_Written exercise:_
Working from the top of the listing below, retype each line through the line containing "m_dump3 = [0.524, 0.519, 0.524, 0.529, 0.698, 0.709]", both included, with no pictures.

_Supplied information:_
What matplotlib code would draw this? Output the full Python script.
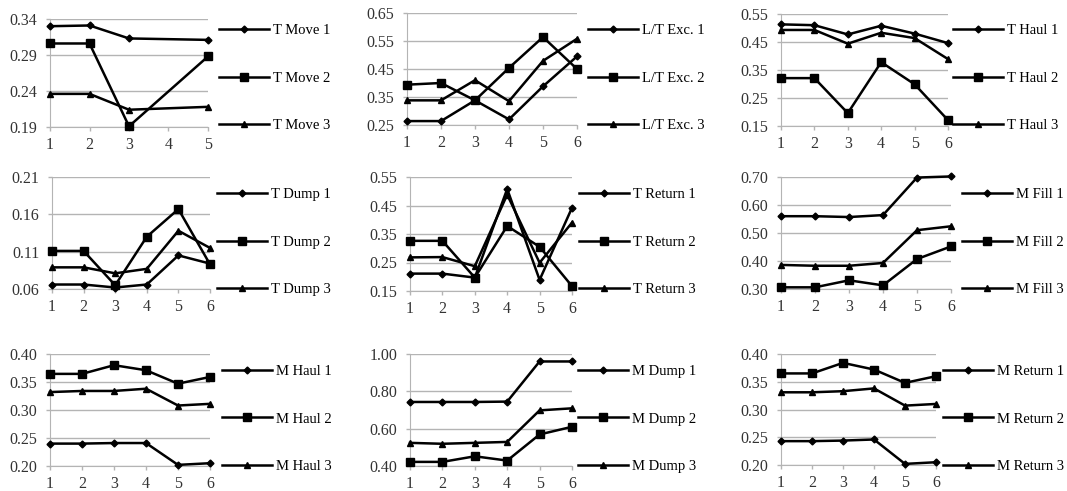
import matplotlib
matplotlib.use("Agg")
import matplotlib.pyplot as plt

plt.rcParams['font.family'] = ['Liberation Serif', 'DejaVu Serif']

# x positions
x_move = [1, 2, 3, 5]
x6 = [1, 2, 3, 4, 5, 6]

# row 1
t_move1 = [0.330, 0.331, 0.313, 0.311]
t_move2 = [0.306, 0.306, 0.191, 0.288]
t_move3 = [0.236, 0.236, 0.214, 0.218]

lt_exc1 = [0.264, 0.264, 0.338, 0.270, 0.388, 0.495]
lt_exc2 = [0.394, 0.400, 0.338, 0.454, 0.564, 0.450]
lt_exc3 = [0.338, 0.338, 0.410, 0.335, 0.479, 0.558]

t_haul1 = [0.513, 0.510, 0.477, 0.508, 0.480, 0.446]
t_haul2 = [0.321, 0.321, 0.196, 0.378, 0.299, 0.171]
t_haul3 = [0.493, 0.493, 0.444, 0.483, 0.464, 0.389]

# row 2
t_dump1 = [0.066, 0.066, 0.062, 0.066, 0.105, 0.094]
t_dump2 = [0.111, 0.111, 0.065, 0.130, 0.167, 0.093]
t_dump3 = [0.089, 0.089, 0.081, 0.087, 0.138, 0.115]

t_ret1 = [0.211, 0.211, 0.197, 0.508, 0.189, 0.442]
t_ret2 = [0.326, 0.326, 0.197, 0.378, 0.305, 0.167]
t_ret3 = [0.268, 0.269, 0.237, 0.488, 0.249, 0.390]

m_fill1 = [0.560, 0.560, 0.557, 0.564, 0.698, 0.702]
m_fill2 = [0.306, 0.306, 0.331, 0.313, 0.407, 0.452]
m_fill3 = [0.386, 0.383, 0.383, 0.393, 0.510, 0.524]

# row 3
m_haul1 = [0.240, 0.240, 0.241, 0.241, 0.202, 0.205]
m_haul2 = [0.3645, 0.3645, 0.380, 0.371, 0.347, 0.359]
m_haul3 = [0.332, 0.334, 0.334, 0.338, 0.308, 0.311]

m_dump1 = [0.743, 0.743, 0.743, 0.745, 0.960, 0.960]
m_dump2 = [0.422, 0.422, 0.452, 0.429, 0.569, 0.610]
m_dump3 = [0.524, 0.519, 0.524, 0.529, 0.698, 0.709]

m_ret1 = [0.243, 0.243, 0.244, 0.246, 0.202, 0.205]
m_ret2 = [0.365, 0.365, 0.384, 0.372, 0.348, 0.360]
m_ret3 = [0.331, 0.331, 0.333, 0.338, 0.307, 0.310]

W, H = 1067, 491
fig = plt.figure(figsize=(W / 100, H / 100), dpi=100)

# pixel box (left, right, top, bottom), legend (left, centre y), x, series, labels, yticks
panels = [
    ((50, 208, 19, 127), (219, 78), x_move, [t_move1, t_move2, t_move3],
     ['T Move 1', 'T Move 2', 'T Move 3'], [0.19, 0.24, 0.29, 0.34]),
    ((407, 577, 13, 125), (588, 78), x6, [lt_exc1, lt_exc2, lt_exc3],
     ['L/T Exc. 1', 'L/T Exc. 2', 'L/T Exc. 3'], [0.25, 0.35, 0.45, 0.55, 0.65]),
    ((781, 948, 14, 126), (953, 78), x6, [t_haul1, t_haul2, t_haul3],
     ['T Haul 1', 'T Haul 2', 'T Haul 3'], [0.15, 0.25, 0.35, 0.45, 0.55]),
    ((52, 210, 177, 289), (217, 242), x6, [t_dump1, t_dump2, t_dump3],
     ['T Dump 1', 'T Dump 2', 'T Dump 3'], [0.06, 0.11, 0.16, 0.21]),
    ((410, 572, 177, 291), (579, 242), x6, [t_ret1, t_ret2, t_ret3],
     ['T Return 1', 'T Return 2', 'T Return 3'], [0.15, 0.25, 0.35, 0.45, 0.55]),
    ((781, 951, 177, 289), (962, 242), x6, [m_fill1, m_fill2, m_fill3],
     ['M Fill 1', 'M Fill 2', 'M Fill 3'], [0.30, 0.40, 0.50, 0.60, 0.70]),
    ((50, 210, 354, 466), (222, 419), x6, [m_haul1, m_haul2, m_haul3],
     ['M Haul 1', 'M Haul 2', 'M Haul 3'], [0.20, 0.25, 0.30, 0.35, 0.40]),
    ((410, 572, 354, 466), (578, 419), x6, [m_dump1, m_dump2, m_dump3],
     ['M Dump 1', 'M Dump 2', 'M Dump 3'], [0.40, 0.60, 0.80, 1.00]),
    ((781, 936, 354, 465), (943, 419), x6, [m_ret1, m_ret2, m_ret3],
     ['M Return 1', 'M Return 2', 'M Return 3'], [0.20, 0.25, 0.30, 0.35, 0.40]),
]

markers = [('D', 3.5), ('s', 6), ('^', 5)]
grid_c = '#b4b4b4'

for (l, r, t, b), (lx, ly), xs, series, labels, yt in panels:
    ax = fig.add_axes([l / W, 1 - b / H, (r - l) / W, (b - t) / H])
    for ys, (m, ms), lab in zip(series, markers, labels):
        ax.plot(xs, ys, color='black', lw=1.8, marker=m, ms=ms, label=lab,
                clip_on=False, zorder=3)
    ax.set_xlim(xs[0], xs[-1])
    ax.set_ylim(yt[0], yt[-1])
    ax.set_xticks(range(xs[0], xs[-1] + 1))
    ax.set_yticks(yt)
    ax.set_yticklabels(['%.2f' % v for v in yt])
    ax.grid(axis='y', color=grid_c, lw=1)
    ax.set_axisbelow(True)
    for s in ['top', 'right']:
        ax.spines[s].set_visible(False)
    ax.spines['left'].set_color(grid_c)
    ax.spines['bottom'].set_color(grid_c)
    ax.tick_params(axis='both', colors=grid_c, labelcolor='#333333',
                   labelsize=11.5, length=3, width=1)
    ax.tick_params(axis='y', pad=6)
    ax.tick_params(axis='x', pad=4)
    ax.legend(loc='center left', bbox_to_anchor=(lx / W, 1 - ly / H),
              bbox_transform=fig.transFigure, frameon=False,
              fontsize=10.5, handlelength=3.4, handletextpad=0.3,
              labelspacing=2.33, borderpad=0, borderaxespad=0)

fig.savefig('out.png', dpi=100)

_Answer to this problem:_
What matplotlib code would draw this? Output the full Python script.
import matplotlib
matplotlib.use("Agg")
import matplotlib.pyplot as plt

plt.rcParams['font.family'] = ['Liberation Serif', 'DejaVu Serif']

# x positions
x_move = [1, 2, 3, 5]
x6 = [1, 2, 3, 4, 5, 6]

# row 1
t_move1 = [0.330, 0.331, 0.313, 0.311]
t_move2 = [0.306, 0.306, 0.191, 0.288]
t_move3 = [0.236, 0.236, 0.214, 0.218]

lt_exc1 = [0.264, 0.264, 0.338, 0.270, 0.388, 0.495]
lt_exc2 = [0.394, 0.400, 0.338, 0.454, 0.564, 0.450]
lt_exc3 = [0.338, 0.338, 0.410, 0.335, 0.479, 0.558]

t_haul1 = [0.513, 0.510, 0.477, 0.508, 0.480, 0.446]
t_haul2 = [0.321, 0.321, 0.196, 0.378, 0.299, 0.171]
t_haul3 = [0.493, 0.493, 0.444, 0.483, 0.464, 0.389]

# row 2
t_dump1 = [0.066, 0.066, 0.062, 0.066, 0.105, 0.094]
t_dump2 = [0.111, 0.111, 0.065, 0.130, 0.167, 0.093]
t_dump3 = [0.089, 0.089, 0.081, 0.087, 0.138, 0.115]

t_ret1 = [0.211, 0.211, 0.197, 0.508, 0.189, 0.442]
t_ret2 = [0.326, 0.326, 0.197, 0.378, 0.305, 0.167]
t_ret3 = [0.268, 0.269, 0.237, 0.488, 0.249, 0.390]

m_fill1 = [0.560, 0.560, 0.557, 0.564, 0.698, 0.702]
m_fill2 = [0.306, 0.306, 0.331, 0.313, 0.407, 0.452]
m_fill3 = [0.386, 0.383, 0.383, 0.393, 0.510, 0.524]

# row 3
m_haul1 = [0.240, 0.240, 0.241, 0.241, 0.202, 0.205]
m_haul2 = [0.3645, 0.3645, 0.380, 0.371, 0.347, 0.359]
m_haul3 = [0.332, 0.334, 0.334, 0.338, 0.308, 0.311]

m_dump1 = [0.743, 0.743, 0.743, 0.745, 0.960, 0.960]
m_dump2 = [0.422, 0.422, 0.452, 0.429, 0.569, 0.610]
m_dump3 = [0.524, 0.519, 0.524, 0.529, 0.698, 0.709]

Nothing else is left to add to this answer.